- [Source data]
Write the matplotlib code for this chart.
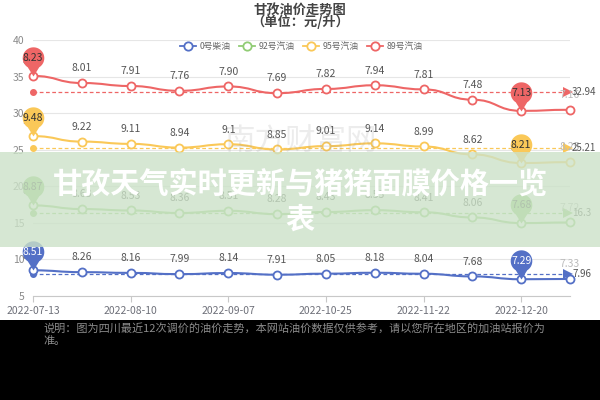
import numpy as np
import matplotlib
matplotlib.use("Agg")
import matplotlib.pyplot as plt
from matplotlib.path import Path
from matplotlib.patches import PathPatch, Rectangle
from matplotlib.lines import Line2D

plt.rcParams['font.family'] = ['Noto Sans CJK SC', 'DejaVu Sans']

# data
dates = ['2022-07-13', '2022-07-27', '2022-08-10', '2022-08-24', '2022-09-07', '2022-09-21',
         '2022-10-25', '2022-11-08', '2022-11-22', '2022-12-06', '2022-12-20', '2023-01-03']
names = ['0号柴油', '92号汽油', '95号汽油', '89号汽油']
diesel0 = [8.51, 8.26, 8.16, 7.99, 8.14, 7.91, 8.05, 8.18, 8.04, 7.68, 7.29, 7.33]
gas92 = [8.87, 8.63, 8.53, 8.36, 8.51, 8.28, 8.43, 8.55, 8.41, 8.06, 7.68, 7.72]
gas95 = [9.48, 9.22, 9.11, 8.94, 9.1, 8.85, 9.01, 9.14, 8.99, 8.62, 8.21, 8.25]
gas89 = [8.23, 8.01, 7.91, 7.76, 7.90, 7.69, 7.82, 7.94, 7.81, 7.48, 7.13, 7.16]
label_fmt = ['.2f', '.2f', 'g', '.2f']
colors = ['#5470c6', '#91cc75', '#fac858', '#ee6666']
pin_text = ['white', '#444444', '#333333', '#333333']

series = [np.array(diesel0), np.array(gas92), np.array(gas95), np.array(gas89)]
stacked = np.cumsum(series, axis=0)

fig = plt.figure(figsize=(6, 4), dpi=100)
ax = fig.add_axes([0.055, 0.26, 0.895, 0.64])
x = np.arange(len(dates))


def smooth_path(xs, ys):
    # cubic segments with flat tangents, like the echarts smooth line
    verts = [(xs[0], ys[0])]
    codes = [Path.MOVETO]
    for i in range(len(xs) - 1):
        verts += [(xs[i] + 0.5, ys[i]), (xs[i + 1] - 0.5, ys[i + 1]), (xs[i + 1], ys[i + 1])]
        codes += [Path.CURVE4] * 3
    return Path(verts, codes)


# pin marker: tip at origin, balloon above
ang = np.radians(np.linspace(-58, 238, 60))
pin_verts = [(np.cos(a), 1.7 + np.sin(a)) for a in ang] + [(0, 0), (np.cos(ang[0]), 1.7 + np.sin(ang[0]))]
pin = Path(pin_verts)
pin_size = 42
pin_off = 1.7 * pin_size * 0.5 / 2.7

for k in range(4):
    c = colors[k]
    ys = stacked[k]
    ax.add_patch(PathPatch(smooth_path(x, ys), facecolor='none', edgecolor=c, lw=1.5, zorder=3, clip_on=False))
    ax.plot(x, ys, 'o', ms=5.8, mfc='white', mec=c, mew=1.3, zorder=4, clip_on=False)
    for i in range(len(x)):
        col = '#bbbbbb' if i == len(x) - 1 else '#555555'
        ax.annotate(format(series[k][i], label_fmt[k]), (x[i], ys[i]), xytext=(0, 7),
                    textcoords='offset points', ha='center', va='bottom', fontsize=7.5,
                    color=col, zorder=5, annotation_clip=False)
    # average line
    avg = ys.mean()
    ax.plot([0, len(x) - 1.1], [avg, avg], ls=(0, (3, 2)), color=c, lw=0.9, zorder=2, clip_on=False)
    ax.plot([0], [avg], 'o', ms=4, color=c, zorder=2, clip_on=False)
    ax.plot([len(x) - 1.05], [avg], marker='>', ms=7, color=c, mew=0, zorder=2, clip_on=False)
    ax.annotate(format(round(avg, 2), 'g'), (len(x) - 1, avg), xytext=(1.5, 0),
                textcoords='offset points', ha='left', va='center', fontsize=7,
                color='#555555', annotation_clip=False, zorder=5)
    # max / min pins
    for i in (int(np.argmax(ys)), int(np.argmin(ys))):
        ax.plot([x[i]], [ys[i]], marker=pin, ms=pin_size, color=c, mew=0, zorder=6, clip_on=False)
        ax.annotate(f'{series[k][i]:.2f}', (x[i], ys[i]), xytext=(0, pin_off),
                    textcoords='offset points', ha='center', va='center', fontsize=7.5,
                    color=pin_text[k], zorder=7, annotation_clip=False)

ax.set_xlim(0, len(x) - 1)
ax.set_ylim(5, 40)
ax.set_yticks(np.arange(5, 41, 5))
ax.set_xticks(x[::2])
ax.set_xticklabels(dates[::2])
ax.grid(axis='y', color='#e6e6e6', lw=0.8)
ax.set_axisbelow(True)
for s in ['top', 'right', 'left']:
    ax.spines[s].set_visible(False)
ax.spines['bottom'].set_color('#c8c8c8')
ax.tick_params(axis='y', length=0, labelsize=7.5, labelcolor='#8a8a8a', pad=6)
ax.tick_params(axis='x', length=4, color='#c8c8c8', labelsize=7.5, labelcolor='#6e7079')

handles = [Line2D([], [], color=c, marker='o', ms=6, mfc='white', mew=1.3, lw=1.3) for c in colors]
leg = ax.legend(handles, names, loc='center', bbox_to_anchor=(0.5, 0.973), ncol=4, frameon=False,
                fontsize=6.3, labelcolor='#666666', handlelength=1.8, columnspacing=1.0, handletextpad=0.4)
leg.set_zorder(8)

fig.text(0.5, 0.975, '甘孜油价走势图', ha='center', va='center', fontsize=9.5, fontweight='bold', color='#444444')
fig.text(0.5, 0.945, '（单位：元/升）', ha='center', va='center', fontsize=9.5, fontweight='bold', color='#444444')

# faint watermark
fig.text(0.50, 0.645, '南方财富网', ha='center', va='center', fontsize=22, color='#999999', alpha=0.18, zorder=1)

# banner overlay
fig.patches.append(Rectangle((0, 1 - 247 / 400), 1, 95 / 400, transform=fig.transFigure,
                             facecolor=(204 / 255, 226 / 255, 200 / 255), alpha=0.8, edgecolor='none', zorder=10))
fig.text(0.5, 1 - 183 / 400, '甘孜天气实时更新与猪猪面膜价格一览', ha='center', va='center', fontsize=21,
         fontweight='bold', color='white', zorder=11)
fig.text(0.5, 1 - 220 / 400, '表', ha='center', va='center', fontsize=21, fontweight='bold', color='white', zorder=11)

# black strip with caption
fig.patches.append(Rectangle((0, 0), 1, 80 / 400, transform=fig.transFigure, facecolor='black',
                             edgecolor='none', zorder=10))
fig.text(43 / 600, 1 - 328 / 400, '说明：图为四川最近12次调价的油价走势，本网站油价数据仅供参考，请以您所在地区的加油站报价为',
         ha='left', va='center', fontsize=8, color='#8c8c8c', zorder=11)
fig.text(43 / 600, 1 - 341 / 400, '准。', ha='left', va='center', fontsize=8, color='#8c8c8c', zorder=11)

fig.savefig('out.png', dpi=100)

- [Work required]
All of the data needs repeating exactly, but the pictures do not.

- [Written response]
Write the matplotlib code for this chart.
import numpy as np
import matplotlib
matplotlib.use("Agg")
import matplotlib.pyplot as plt
from matplotlib.path import Path
from matplotlib.patches import PathPatch, Rectangle
from matplotlib.lines import Line2D

plt.rcParams['font.family'] = ['Noto Sans CJK SC', 'DejaVu Sans']

# data
dates = ['2022-07-13', '2022-07-27', '2022-08-10', '2022-08-24', '2022-09-07', '2022-09-21',
         '2022-10-25', '2022-11-08', '2022-11-22', '2022-12-06', '2022-12-20', '2023-01-03']
names = ['0号柴油', '92号汽油', '95号汽油', '89号汽油']
diesel0 = [8.51, 8.26, 8.16, 7.99, 8.14, 7.91, 8.05, 8.18, 8.04, 7.68, 7.29, 7.33]
gas92 = [8.87, 8.63, 8.53, 8.36, 8.51, 8.28, 8.43, 8.55, 8.41, 8.06, 7.68, 7.72]
gas95 = [9.48, 9.22, 9.11, 8.94, 9.1, 8.85, 9.01, 9.14, 8.99, 8.62, 8.21, 8.25]
gas89 = [8.23, 8.01, 7.91, 7.76, 7.90, 7.69, 7.82, 7.94, 7.81, 7.48, 7.13, 7.16]
label_fmt = ['.2f', '.2f', 'g', '.2f']
colors = ['#5470c6', '#91cc75', '#fac858', '#ee6666']
pin_text = ['white', '#444444', '#333333', '#333333']

series = [np.array(diesel0), np.array(gas92), np.array(gas95), np.array(gas89)]
stacked = np.cumsum(series, axis=0)

fig = plt.figure(figsize=(6, 4), dpi=100)
ax = fig.add_axes([0.055, 0.26, 0.895, 0.64])
x = np.arange(len(dates))


def smooth_path(xs, ys):
    # cubic segments with flat tangents, like the echarts smooth line
    verts = [(xs[0], ys[0])]
    codes = [Path.MOVETO]
    for i in range(len(xs) - 1):
        verts += [(xs[i] + 0.5, ys[i]), (xs[i + 1] - 0.5, ys[i + 1]), (xs[i + 1], ys[i + 1])]
        codes += [Path.CURVE4] * 3
    return Path(verts, codes)


# pin marker: tip at origin, balloon above
ang = np.radians(np.linspace(-58, 238, 60))
pin_verts = [(np.cos(a), 1.7 + np.sin(a)) for a in ang] + [(0, 0), (np.cos(ang[0]), 1.7 + np.sin(ang[0]))]
pin = Path(pin_verts)
pin_size = 42
pin_off = 1.7 * pin_size * 0.5 / 2.7

for k in range(4):
    c = colors[k]
    ys = stacked[k]
    ax.add_patch(PathPatch(smooth_path(x, ys), facecolor='none', edgecolor=c, lw=1.5, zorder=3, clip_on=False))
    ax.plot(x, ys, 'o', ms=5.8, mfc='white', mec=c, mew=1.3, zorder=4, clip_on=False)
    for i in range(len(x)):
        col = '#bbbbbb' if i == len(x) - 1 else '#555555'
        ax.annotate(format(series[k][i], label_fmt[k]), (x[i], ys[i]), xytext=(0, 7),
                    textcoords='offset points', ha='center', va='bottom', fontsize=7.5,
                    color=col, zorder=5, annotation_clip=False)
    # average line
    avg = ys.mean()
    ax.plot([0, len(x) - 1.1], [avg, avg], ls=(0, (3, 2)), color=c, lw=0.9, zorder=2, clip_on=False)
    ax.plot([0], [avg], 'o', ms=4, color=c, zorder=2, clip_on=False)
    ax.plot([len(x) - 1.05], [avg], marker='>', ms=7, color=c, mew=0, zorder=2, clip_on=False)
    ax.annotate(format(round(avg, 2), 'g'), (len(x) - 1, avg), xytext=(1.5, 0),
                textcoords='offset points', ha='left', va='center', fontsize=7,
                color='#555555', annotation_clip=False, zorder=5)
    # max / min pins
    for i in (int(np.argmax(ys)), int(np.argmin(ys))):
        ax.plot([x[i]], [ys[i]], marker=pin, ms=pin_size, color=c, mew=0, zorder=6, clip_on=False)
        ax.annotate(f'{series[k][i]:.2f}', (x[i], ys[i]), xytext=(0, pin_off),
                    textcoords='offset points', ha='center', va='center', fontsize=7.5,
                    color=pin_text[k], zorder=7, annotation_clip=False)

ax.set_xlim(0, len(x) - 1)
ax.set_ylim(5, 40)
ax.set_yticks(np.arange(5, 41, 5))
ax.set_xticks(x[::2])
ax.set_xticklabels(dates[::2])
ax.grid(axis='y', color='#e6e6e6', lw=0.8)
ax.set_axisbelow(True)
for s in ['top', 'right', 'left']:
    ax.spines[s].set_visible(False)
ax.spines['bottom'].set_color('#c8c8c8')
ax.tick_params(axis='y', length=0, labelsize=7.5, labelcolor='#8a8a8a', pad=6)
ax.tick_params(axis='x', length=4, color='#c8c8c8', labelsize=7.5, labelcolor='#6e7079')

handles = [Line2D([], [], color=c, marker='o', ms=6, mfc='white', mew=1.3, lw=1.3) for c in colors]
leg = ax.legend(handles, names, loc='center', bbox_to_anchor=(0.5, 0.973), ncol=4, frameon=False,
                fontsize=6.3, labelcolor='#666666', handlelength=1.8, columnspacing=1.0, handletextpad=0.4)
leg.set_zorder(8)

fig.text(0.5, 0.975, '甘孜油价走势图', ha='center', va='center', fontsize=9.5, fontweight='bold', color='#444444')
fig.text(0.5, 0.945, '（单位：元/升）', ha='center', va='center', fontsize=9.5, fontweight='bold', color='#444444')

# faint watermark
fig.text(0.50, 0.645, '南方财富网', ha='center', va='center', fontsize=22, color='#999999', alpha=0.18, zorder=1)

# banner overlay
fig.patches.append(Rectangle((0, 1 - 247 / 400), 1, 95 / 400, transform=fig.transFigure,
                             facecolor=(204 / 255, 226 / 255, 200 / 255), alpha=0.8, edgecolor='none', zorder=10))
fig.text(0.5, 1 - 183 / 400, '甘孜天气实时更新与猪猪面膜价格一览', ha='center', va='center', fontsize=21,
         fontweight='bold', color='white', zorder=11)
fig.text(0.5, 1 - 220 / 400, '表', ha='center', va='center', fontsize=21, fontweight='bold', color='white', zorder=11)

# black strip with caption
fig.patches.append(Rectangle((0, 0), 1, 80 / 400, transform=fig.transFigure, facecolor='black',
                             edgecolor='none', zorder=10))
fig.text(43 / 600, 1 - 328 / 400, '说明：图为四川最近12次调价的油价走势，本网站油价数据仅供参考，请以您所在地区的加油站报价为',
         ha='left', va='center', fontsize=8, color='#8c8c8c', zorder=11)
fig.text(43 / 600, 1 - 341 / 400, '准。', ha='left', va='center', fontsize=8, color='#8c8c8c', zorder=11)

fig.savefig('out.png', dpi=100)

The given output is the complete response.